■ Dataset extract
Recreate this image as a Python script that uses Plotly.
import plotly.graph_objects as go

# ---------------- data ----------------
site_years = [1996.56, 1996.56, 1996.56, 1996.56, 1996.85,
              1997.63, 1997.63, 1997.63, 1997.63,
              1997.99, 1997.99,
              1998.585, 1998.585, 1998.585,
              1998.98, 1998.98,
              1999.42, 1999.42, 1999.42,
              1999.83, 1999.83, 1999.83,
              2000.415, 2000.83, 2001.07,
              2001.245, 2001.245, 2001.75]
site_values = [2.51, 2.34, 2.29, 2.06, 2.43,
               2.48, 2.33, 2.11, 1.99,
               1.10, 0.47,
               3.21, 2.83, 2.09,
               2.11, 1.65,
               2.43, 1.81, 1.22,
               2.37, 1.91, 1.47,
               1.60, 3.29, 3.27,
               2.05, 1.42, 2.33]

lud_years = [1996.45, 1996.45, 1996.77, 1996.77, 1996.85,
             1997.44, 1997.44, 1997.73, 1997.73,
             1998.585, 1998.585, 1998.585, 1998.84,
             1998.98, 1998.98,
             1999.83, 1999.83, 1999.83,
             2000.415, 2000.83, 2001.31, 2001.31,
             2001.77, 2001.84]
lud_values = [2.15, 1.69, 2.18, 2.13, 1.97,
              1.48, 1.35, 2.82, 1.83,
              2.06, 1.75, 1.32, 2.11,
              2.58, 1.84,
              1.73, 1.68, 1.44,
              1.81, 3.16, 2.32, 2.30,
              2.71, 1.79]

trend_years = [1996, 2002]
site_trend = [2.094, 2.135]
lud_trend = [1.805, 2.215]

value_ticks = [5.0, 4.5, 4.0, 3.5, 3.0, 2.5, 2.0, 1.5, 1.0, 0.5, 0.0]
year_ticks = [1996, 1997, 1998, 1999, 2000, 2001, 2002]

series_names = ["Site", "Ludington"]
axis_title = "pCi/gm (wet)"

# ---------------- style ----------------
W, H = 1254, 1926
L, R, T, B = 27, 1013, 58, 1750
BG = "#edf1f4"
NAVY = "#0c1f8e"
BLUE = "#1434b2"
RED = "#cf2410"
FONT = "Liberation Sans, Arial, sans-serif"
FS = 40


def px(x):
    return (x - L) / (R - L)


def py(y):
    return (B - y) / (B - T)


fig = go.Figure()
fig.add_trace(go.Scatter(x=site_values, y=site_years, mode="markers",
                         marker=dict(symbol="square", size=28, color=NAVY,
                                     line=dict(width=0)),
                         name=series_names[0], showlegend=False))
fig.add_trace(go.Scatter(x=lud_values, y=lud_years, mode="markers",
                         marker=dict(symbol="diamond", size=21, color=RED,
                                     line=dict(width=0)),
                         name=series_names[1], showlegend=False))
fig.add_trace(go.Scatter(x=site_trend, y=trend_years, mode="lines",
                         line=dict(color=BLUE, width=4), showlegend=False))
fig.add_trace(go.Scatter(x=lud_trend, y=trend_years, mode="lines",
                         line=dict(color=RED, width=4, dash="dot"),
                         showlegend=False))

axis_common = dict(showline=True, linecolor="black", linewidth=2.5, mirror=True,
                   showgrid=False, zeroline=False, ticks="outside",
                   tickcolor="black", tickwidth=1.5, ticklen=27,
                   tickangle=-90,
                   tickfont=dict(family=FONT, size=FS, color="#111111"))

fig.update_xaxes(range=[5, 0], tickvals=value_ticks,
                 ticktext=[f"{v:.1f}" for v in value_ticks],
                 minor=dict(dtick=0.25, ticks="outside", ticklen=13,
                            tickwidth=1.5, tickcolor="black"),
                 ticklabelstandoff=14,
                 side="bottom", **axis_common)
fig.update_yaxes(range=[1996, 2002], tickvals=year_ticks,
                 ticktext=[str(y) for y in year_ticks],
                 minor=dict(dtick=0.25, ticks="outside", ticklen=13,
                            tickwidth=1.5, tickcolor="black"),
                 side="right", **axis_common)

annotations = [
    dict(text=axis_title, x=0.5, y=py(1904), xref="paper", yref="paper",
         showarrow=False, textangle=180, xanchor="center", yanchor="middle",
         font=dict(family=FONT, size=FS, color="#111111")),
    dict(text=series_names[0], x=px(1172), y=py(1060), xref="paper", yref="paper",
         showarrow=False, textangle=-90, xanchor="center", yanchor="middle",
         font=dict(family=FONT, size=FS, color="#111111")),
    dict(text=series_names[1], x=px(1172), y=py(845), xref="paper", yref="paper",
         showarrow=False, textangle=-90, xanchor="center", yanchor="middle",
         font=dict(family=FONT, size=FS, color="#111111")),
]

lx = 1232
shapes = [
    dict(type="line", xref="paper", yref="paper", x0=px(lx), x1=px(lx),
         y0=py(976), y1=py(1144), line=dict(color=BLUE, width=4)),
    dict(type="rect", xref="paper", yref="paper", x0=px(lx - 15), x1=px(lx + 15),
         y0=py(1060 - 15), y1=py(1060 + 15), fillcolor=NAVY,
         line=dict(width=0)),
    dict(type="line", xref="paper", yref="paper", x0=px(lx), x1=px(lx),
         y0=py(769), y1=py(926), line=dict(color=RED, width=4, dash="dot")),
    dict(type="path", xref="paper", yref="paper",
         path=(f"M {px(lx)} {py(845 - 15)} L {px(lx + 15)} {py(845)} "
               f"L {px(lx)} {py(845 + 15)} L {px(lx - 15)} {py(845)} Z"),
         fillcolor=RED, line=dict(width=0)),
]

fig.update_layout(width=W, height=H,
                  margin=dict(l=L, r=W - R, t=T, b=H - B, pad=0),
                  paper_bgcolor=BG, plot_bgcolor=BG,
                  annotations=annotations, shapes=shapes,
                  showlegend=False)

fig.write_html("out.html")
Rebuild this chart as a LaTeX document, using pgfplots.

■ Task to carry out
Give back, verbatim, the lines from the top of the entries above through the line containing "2.05, 1.42, 2.33]".

■ Solution to this task
Recreate this image as a Python script that uses Plotly.
import plotly.graph_objects as go

# ---------------- data ----------------
site_years = [1996.56, 1996.56, 1996.56, 1996.56, 1996.85,
              1997.63, 1997.63, 1997.63, 1997.63,
              1997.99, 1997.99,
              1998.585, 1998.585, 1998.585,
              1998.98, 1998.98,
              1999.42, 1999.42, 1999.42,
              1999.83, 1999.83, 1999.83,
              2000.415, 2000.83, 2001.07,
              2001.245, 2001.245, 2001.75]
site_values = [2.51, 2.34, 2.29, 2.06, 2.43,
               2.48, 2.33, 2.11, 1.99,
               1.10, 0.47,
               3.21, 2.83, 2.09,
               2.11, 1.65,
               2.43, 1.81, 1.22,
               2.37, 1.91, 1.47,
               1.60, 3.29, 3.27,
               2.05, 1.42, 2.33]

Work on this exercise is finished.